Presumably this means that Spacs might have to settle for poorer terms than originally hoped for, with obvious implications for returns down the road. Other investors told Vantage that several Spacs were known to have had deals fall through, another sign of how competitive the financing climate is right now.
Advantages
Still, Mr McDonald believes that Spacs are here to stay, as they offer private companies an “economically attractive” route to market.
Two obvious advantages are time and cost: a company can get to market in weeks via a Spac, compared with months via traditional IPO, and avoid investment banking fees. Still, insiders’ ability to retain a larger share of the company is where the real value lies, proponents of the Spac model argue.

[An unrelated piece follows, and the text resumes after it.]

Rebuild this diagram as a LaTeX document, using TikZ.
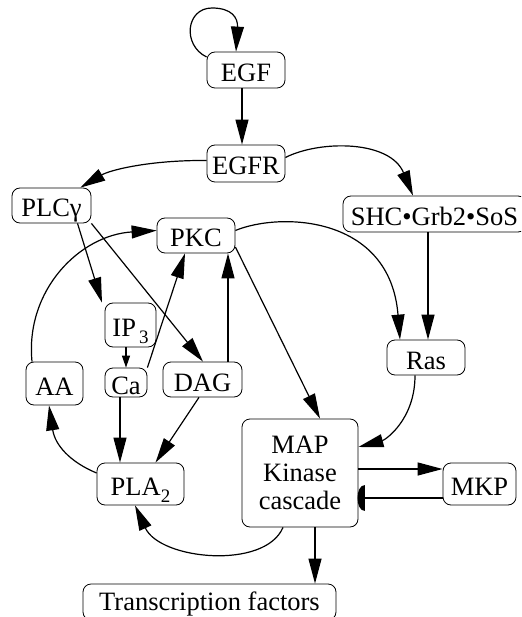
\documentclass[tikz,border=0pt]{standalone}
\usepackage{fontspec}
\setmainfont{Liberation Serif}
\usetikzlibrary{arrows.meta,calc}
% lowered, smaller index as used in IP3 and PLA2
\newcommand{\lowsub}[1]{\raisebox{-7pt}{\fontsize{19}{19}\selectfont #1}}
\begin{document}
\begin{tikzpicture}[x=1pt,y=-1pt,
  stdbox/.style={draw, rounded corners=8pt, line width=0.8pt, inner sep=0pt,
    font=\fontsize{26.5}{28}\selectfont, text height=23pt, text depth=0pt},
  bigbox/.style={draw, rounded corners=8pt, line width=0.8pt, inner sep=0pt,
    font=\fontsize{26.5}{28}\selectfont, align=center},
  link/.style={line width=1.2pt, -{Triangle[length=25pt,width=13pt]}},
  smalllink/.style={line width=1.2pt, -{Triangle[length=12pt,width=8pt]}},
  plain/.style={line width=1.2pt},
]
\useasboundingbox (0,0) rectangle (521,617);
\clip (0,0) rectangle (521,617);

% ---- nodes ----
\node[stdbox, minimum width=78pt, minimum height=36pt] (EGF)  at (246,70)    {EGF};
\node[stdbox, minimum width=78pt, minimum height=37pt] (EGFR) at (246,163.5) {EGFR};
\node[stdbox, minimum width=79pt, minimum height=35pt] (PLC)  at (51.5,205.5) {PLCγ};
\node[stdbox, minimum width=78pt, minimum height=35pt] (PKC)  at (196,235.5) {PKC};
\node[stdbox, minimum width=183pt, minimum height=36pt] (SHC) at (434.5,214) {SHC•Grb2•SoS};
\node[stdbox, minimum width=78pt, minimum height=35pt] (Ras)  at (426,357.5) {Ras};
\node[stdbox, minimum width=51pt, minimum height=44pt] (IP3)  at (130.5,325) {IP\hspace{3pt}\lowsub{3}};
\node[stdbox, minimum width=42pt, minimum height=29pt] (Ca)   at (126,382.5) {Ca};
\node[stdbox, minimum width=79pt, minimum height=35pt] (DAG)  at (202.5,379.5) {DAG};
\node[stdbox, minimum width=57pt, minimum height=43pt] (AA)   at (54.5,383.5) {AA};
\node[stdbox, minimum width=87pt, minimum height=42pt] (PLA)  at (140.5,484) {PLA\lowsub{2}};
\node[bigbox, minimum width=116pt, minimum height=108pt] (MAP) at (300,473) {MAP\\Kinase\\cascade};
\node[stdbox, minimum width=73pt, minimum height=42pt] (MKP)  at (479.5,484) {MKP};
\node[stdbox, text height=17pt, minimum width=253pt, minimum height=36pt] (TF) at (209.5,602) {Transcription factors};

% ---- connectors ----
\draw[link] ($(EGF.west)+(0,-13)$) .. controls (182,45) and (186,8) .. (212,8)
            .. controls (232,8) and (238,18) .. ($(EGF.north)+(-10,0)$);
\draw[link] ($(EGF.south)+(-4,0)$) -- ($(EGFR.north)+(-4,0)$);
\draw[link] ($(EGFR.west)+(0,-3)$) .. controls (150,160) and (110,170) .. ($(PLC.north east)+(-11,0)$);
\draw[link] ($(EGFR.east)+(0,-6)$) .. controls (320,140) and (390,140) .. ($(SHC.north)+(-21.5,0)$);
\draw[link] ($(SHC.south)+(-6.5,0)$) -- ($(Ras.north)+(2,0)$);
\draw[link] ($(PKC.east)+(0,-5)$) .. controls (280,212) and (390,215) .. ($(Ras.north)+(-26,0)$);
\draw[link] ($(PKC.east)+(0,11.5)$) -- ($(MAP.north)+(20,0)$);
\draw[link] ($(Ras.south)+(-11,0)$) .. controls (415,420) and (385,440) .. ($(MAP.east)+(0,-26)$);
\draw[link] ($(MAP.east)+(0,-4)$) -- ($(MKP.west)+(0,-15)$);
% inhibition of the cascade by MKP
\coordinate (inh) at ($(MAP.east)+(7,25)$);
\draw[plain] ($(MKP.west)+(0,14)$) -- (inh);
\fill ($(inh)+(0,-13)$) .. controls +(-10.7,0) and +(-10.7,0) .. ($(inh)+(0,13)$) -- cycle;
\draw[link] ($(MAP.south)+(15,0)$) -- ($(TF.north)+(105.5,0)$);
\draw[link] ($(MAP.south)+(-17,0)$) .. controls (265,570) and (160,560) .. ($(PLA.south)+(-5.5,0)$);
\draw[link] ($(PLA.west)+(0,-11)$) .. controls (70,462) and (55,445) .. ($(AA.south)+(-5.5,0)$);
\draw[link] ($(DAG.south)+(-3.5,0)$) -- ($(PLA.north)+(15,0)$);
\draw[link] ($(Ca.south)+(-6,0)$) -- ($(PLA.north)+(-20.5,0)$);
\draw[smalllink] ($(IP3.south)+(-4.5,0)$) -- (Ca.north);
\draw[link] (Ca.north east) -- ($(PKC.south)+(-11,0)$);
\draw[link] ($(DAG.north)+(25.5,0)$) -- ($(PKC.south)+(32,0)$);
\draw[link] ($(PLC.south)+(26,0)$) -- ($(IP3.north)+(-28.5,0)$);
\draw[link] (PLC.south east) -- ($(DAG.north)+(0.5,0)$);
\draw[link] ($(AA.north)+(-22.5,0)$) .. controls (25,290) and (80,235) .. ($(PKC.west)+(0,-5)$);
\end{tikzpicture}
\end{document}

Largely this is because a Spac removes the need to do a crossover round. This is typically a large private financing done just ahead of IPO, bringing in sector-specialist banks or public market funds with deep pockets and a strong reputation.
However, a company’s original investors can see their holding diluted by up to 50% between a crossover round and an IPO, Mr McDonald said.
“Because a Spac is an M&A transaction, not a follow-on or a financing event, it can be structured with a lot more flexibility,” he said. So under the Vincera deal, for example, stockholders could be issued with even more shares in the newly traded company down the road, if certain milestones are hit.
According to another investor, much of the demand for Spacs is being driven by companies not happy with the level of dilution at the crossover stage. The irony here is that many of the investors in these Spacs are the same private equity, venture and other financing firms that also fund the crossover rounds.
Financing is plentiful in biopharma right now, so it makes sense for investors to pursue IPOs and Spacs alike – though Mr McDonald argues that the latter has clear advantages.
“When a bank goes to a fund and says, 'we are doing this float', the only thing they can talk about is what’s in the prospectus. A Spac is superior because the investor can go in the data room, and can go much deeper in their due diligence," he said. "And, if they don’t like it, they can get their money back.”
Whether an IPO or Spac makes for a better return is a key question; Spacs will need to find a few more Immunovants to persuade the doubters here. Companies too seem unlikely to flock in great numbers to Spacs for now, although what they offer will surely have many doing the maths.
“If a company is dead set on a traditional crossover IPO, and really wants the validation that some of these blue chip, bulge bracket investment banks bring, we’re not going to convince them to go the Spac route,” Mr McDonald says.
For that to change, companies like Vincera are going to have to keep up with their IPO’d cousins in the months ahead.